Decía el periodista Juan Gossaín la semana pasada, que en Colombia mueren anualmente 8.000 personas por el deterioro del medioambiente. Y recuerda lo que es innegable: “uno de los principales motivos de esa cifra lo constituyen las partículas emanadas de vehículos automotores”. También hay otros factores, como los venenos que utiliza la minería ilegal (y la legal también, como se demostró en Cerromatoso, por nombrar solo un caso).
Y hay que añadir: el combustible que más contribuye a las muertes prematuras y a las alergias e infecciones respiratorias, especialmente en niños y en ancianos, es el diésel. Ese veneno que está siendo prohibido en los países socialmente avanzados, en casi todos los de nuestro flamante club de ricos, la Ocde. Hasta en México, pues su Distrito Federal se está ahogando en la porquería del gasóleo, su verdadero nombre, y que está compuesto básicamente de parafinas.
Al producir combustión, contrario a lo que pasa con la gasolina, que se convierte en dióxido de carbono, agua y calor –eso me lo enseñó Julio Morales, mi profesor de química en el colegio–, el letal diésel produce óxidos de nitrógeno (NOx) de diferentes tipos. Y hasta aquí la lección de química, porque la que empieza es la de toxicología. Está comprobado que hay bacterias y virus que emiten este gas para atacar células sanas, en el proceso de invadir al organismo enfermo.
También está comprobado que tiene graves efectos ambientales, como la formación de lluvia ácida o la destrucción de la capa de ozono, que a su vez incide en más casos de cáncer de piel por la gran presencia de luz ultravioleta. Uno de los mayores deteriorantes de la capa de ozono fue el CFC, presente en los antiguos aerosoles, pero ahora es el diésel. Igualmente, está demostrado que la combustión del diésel produce magnetita, ahora asociada con el Alzheimer, porque esa partícula llega directamente al cerebro y se adhiere a su corteza, deteriorando aceleradamente la capacidad cognitiva.

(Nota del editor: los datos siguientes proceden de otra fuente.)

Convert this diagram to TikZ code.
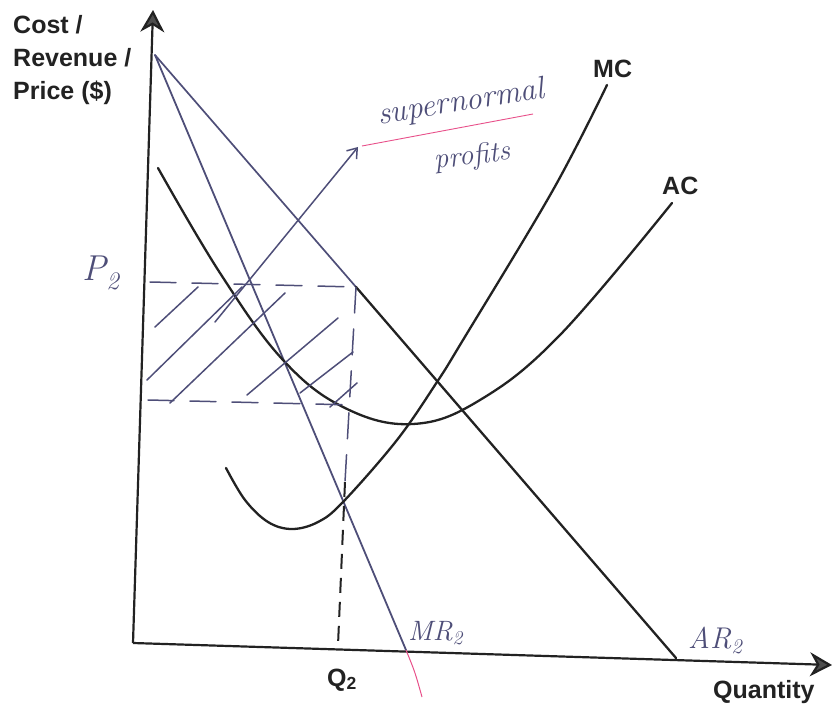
\documentclass[tikz,border=0pt]{standalone}
\usepackage{fontspec}
\newfontfamily\labfont{Liberation Sans}
\usetikzlibrary{arrows.meta}
\definecolor{ink}{HTML}{222222}
\definecolor{pen}{HTML}{4E4E78}
\definecolor{pinkpen}{HTML}{E8508A}
\tikzset{
  axisline/.style={line width=2.2pt, draw=ink, -{Stealth[length=22pt,width=24pt,inset=7pt,fill=ink!80]}},
  curve/.style={line width=2.3pt, draw=ink, line cap=round},
  penline/.style={line width=1.5pt, draw=pen, line cap=round},
  pendash/.style={penline, dash pattern=on 26pt off 16pt},
  inkdash/.style={line width=2pt, draw=ink, dash pattern=on 15pt off 9pt},
  lab/.style={font=\labfont\bfseries\fontsize{25}{33}\selectfont, text=ink, inner sep=0pt},
  hand/.style={font=\itshape\fontsize{32}{36}\selectfont, text=pen, inner sep=0pt},
}
\begin{document}
\begin{tikzpicture}[x=1pt,y=-1pt]
\useasboundingbox (0,0) rectangle (832,711);
% key points
\coordinate (O) at (133,643);
\coordinate (Ytop) at (153,10);
\coordinate (Xend) at (832,665);
\coordinate (T) at (155,55);
\coordinate (PC) at (356,287);
\coordinate (ARend) at (676,658);
\coordinate (MRend) at (406,650);
\coordinate (MRpink) at (422,697);
\coordinate (E) at (343,502);
\coordinate (Dtop) at (345,482);
\coordinate (Q) at (338,645);
\coordinate (P2a) at (150,282);
\coordinate (Bl) at (148,400);
\coordinate (Br) at (355,405);
\coordinate (ArrS) at (215,322);
\coordinate (ArrE) at (358,147);
\coordinate (UlS) at (362,146);
\coordinate (UlE) at (533,114);

% axes
\draw[axisline] (O) -- (Ytop);
\draw[axisline] (O) -- (Xend);

% AR and MR
\draw[penline, line width=1.7pt] (T) -- (PC);
\draw[curve] (PC) -- (ARend);
\draw[penline, line width=1.8pt] (T) -- (MRend);
\draw[pinkpen, line width=1pt] (MRend) .. controls (415,672) .. (MRpink);

% MC
\draw[curve] plot[smooth, tension=0.6] coordinates {(226,468) (245,500) (268,522) (292,529) (318,522) (343,502) (397,440) (437,382) (463,340) (553,190) (607,85)};
% AC
\draw[curve] plot[smooth, tension=0.65] coordinates {(158,168) (220,273) (283,360) (345,408) (413,424) (480,400) (560,335) (672,203)};

% dashed lines
\draw[pendash] (P2a) -- (PC);
\draw[pendash] (PC) -- (Dtop);
\draw[pendash] (Bl) -- (Br);
\draw[inkdash] (Dtop) -- (Q);

% hatching
\draw[penline] (155,327) -- (198,287);
\draw[penline] (147,380) -- (242,287);
\draw[penline] (170,403) -- (285,293);
\draw[penline] (247,395) -- (338,318);
\draw[penline] (300,393) -- (353,352);
\draw[penline] (330,407) -- (357,383);

% pointer and underline
\draw[penline, -{Straight Barb[length=9pt,width=13pt]}] (ArrS) -- (ArrE);
\draw[pinkpen, line width=0.9pt] (UlS) -- (UlE);

% printed labels
\node[lab, align=left, anchor=north west] (ylab) at (13,15) {Cost /\\Revenue /\\Price (\$)};
\node[lab, anchor=base west] (xlab) at (713,698) {Quantity};
\node[lab, anchor=base west] (qlab) at (327,686) {Q\textsubscript{2}};
\node[lab, anchor=base west] (mclab) at (593,78) {MC};
\node[lab, anchor=base west] (aclab) at (662,195) {AC};

% handwritten labels
\node[hand, rotate=9] (sn) at (461,103) {supernormal};
\node[hand, rotate=7, font=\itshape\fontsize{29}{33}\selectfont] (pr) at (472,157) {profits};
\node[hand, font=\itshape\fontsize{36}{40}\selectfont] (p2) at (101,273) {P\textsubscript{2}};
\node[hand, anchor=base west, font=\itshape\fontsize{28}{32}\selectfont] (mr) at (408,640) {MR\textsubscript{2}};
\node[hand, anchor=base west, font=\itshape\fontsize{30}{34}\selectfont] (ar) at (688,648) {AR\textsubscript{2}};
\end{tikzpicture}
\end{document}
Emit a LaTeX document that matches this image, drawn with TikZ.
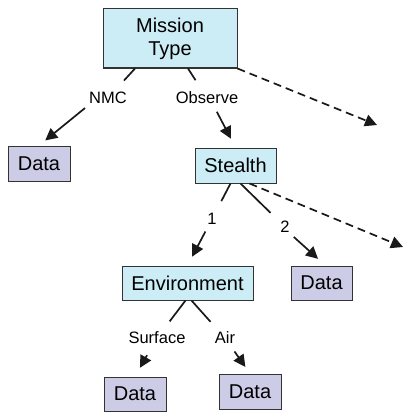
\documentclass[tikz,border=0pt]{standalone}
\usepackage{fontspec}
\setmainfont{Liberation Sans}
\usetikzlibrary{arrows.meta}

\definecolor{catblue}{RGB}{204,236,246}
\definecolor{datalilac}{RGB}{204,204,230}

\tikzset{
  catbox/.style={draw=black!80, line width=1pt, fill=catblue, align=center,
    font=\fontsize{20}{23}\selectfont, inner sep=0pt},
  databox/.style={draw=black!80, line width=1pt, fill=datalilac,
    font=\fontsize{20}{23}\selectfont, inner sep=0pt, minimum width=62pt, minimum height=35pt},
  edgelabel/.style={font=\fontsize{16.5}{19}\selectfont, inner sep=4pt},
  branch/.style={line width=1.7pt, black!90},
  tip/.style={-{Triangle[length=12pt,width=12pt]}},
}

\begin{document}
\begin{tikzpicture}[x=1pt,y=-1pt]

\useasboundingbox (0,0) rectangle (404,412);

% Boxes
\node[catbox, minimum width=134pt, minimum height=59pt] (mission) at (170,38.5) {Mission\\Type};
\node[databox] (nmcdata) at (39,163.5) {Data};
\node[catbox, minimum width=81pt, minimum height=35pt] (stealth) at (235.5,165.5) {Stealth};
\node[catbox, minimum width=131pt, minimum height=34pt] (environment) at (187.5,283) {Environment};
\node[databox, minimum height=34pt, minimum width=61pt] (twodata) at (321.5,283) {Data};
\node[databox, minimum height=34pt] (surfdata) at (135,394) {Data};
\node[databox] (airdata) at (250,391.5) {Data};

% Labels on the branches
\node[edgelabel] (nmc) at (108,98) {NMC};
\node[edgelabel] (observe) at (207,98) {Observe};
\node[edgelabel] (one) at (212,219) {1};
\node[edgelabel] (two) at (285,227) {2};
\node[edgelabel] (surface) at (157,338) {Surface};
\node[edgelabel] (air) at (225,338) {Air};

% Loose ends of the dashed branches
\coordinate (moremission) at (377,125);
\coordinate (morestealth) at (403,247);

% Mission type branches
\draw[branch, shorten >=10pt] ([xshift=-35pt]mission.south) -- (nmc);
\draw[branch, tip, shorten >=8pt] (nmc.south west) -- (nmcdata.north);
\draw[branch, shorten >=9pt] ([xshift=18pt]mission.south) -- (observe);
\draw[branch, tip, shorten <=4pt, shorten >=10pt] ([xshift=8pt]observe.south) -- (stealth.north);
\draw[branch, tip, dash pattern=on 8pt off 5pt] (mission.south east) -- (moremission);

% Stealth branches
\draw[branch, shorten >=9pt] ([xshift=-5pt]stealth.south) -- (one);
\draw[branch, tip, shorten <=3pt, shorten >=10pt] (one) -- (environment.north);
\draw[branch, shorten >=8pt] ([xshift=5pt]stealth.south) -- (two);
\draw[branch, tip, shorten >=10pt] (two.south east) -- ([xshift=4pt]twodata.north);
\draw[branch, tip, dash pattern=on 8pt off 5pt] ([xshift=14pt]stealth.south) -- (morestealth);

% Environment branches
\draw[branch, shorten >=8pt] ([xshift=-2pt]environment.south) -- (surface);
\draw[branch, tip, shorten <=8pt, shorten >=10pt] ([xshift=-6pt]surface.south) -- (surfdata.north);
\draw[branch, shorten >=8pt] ([xshift=4pt]environment.south) -- (air);
\draw[branch, tip, shorten <=4pt, shorten >=8pt] (air) -- (airdata.north);

\end{tikzpicture}
\end{document}
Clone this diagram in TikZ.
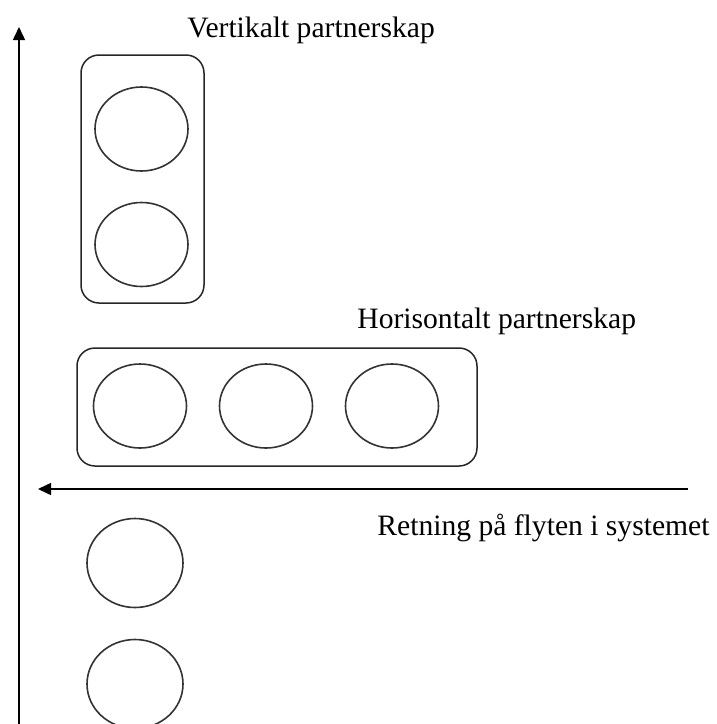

El diésel es tan sucio y peligroso, que casi todos los productores de automóviles del mundo diseñaron trampas para que, durante las revisiones de emisiones de gas, el motor produzca menos contaminantes, pasando las pruebas, pero regresando el motor a su estado maligno una vez pisa la calle a la salida del taller. El famoso dieselgate ha ocasionado billonarias multas y varios carcelazos.
A pesar de la evidencia, y de las advertencias, hace dos semanas la empresa Transmilenio decidió renovar 1.400 buses de su flota. 461 tendrán motor de gas y 672 tendrán motor diésel. No importa si son Euro V, o Euro VI, o Euro MCMXCIX, o como se le quiera disfrazar, la señora María Consuelo Araújo demostró que no hizo la tarea. Dejando por fuera cualquier posibilidad de contar con buses eléctricos, condenó a Bogotá, y a sus habitantes, a seguir soportando el hediondo y tóxico combustible, mientras que los motores de combustión dejarán de existir en Europa antes de que los flamantes buses de Bogotá completen su vida útil. Le sugiero a la señora Araújo ir a Shenzehn, una ciudad china de 12 millones de habitantes, que se transporta en 16.000 buses eléctricos, que operan bajo un contrato de leasing y cuyas baterías tienen garantía de por vida.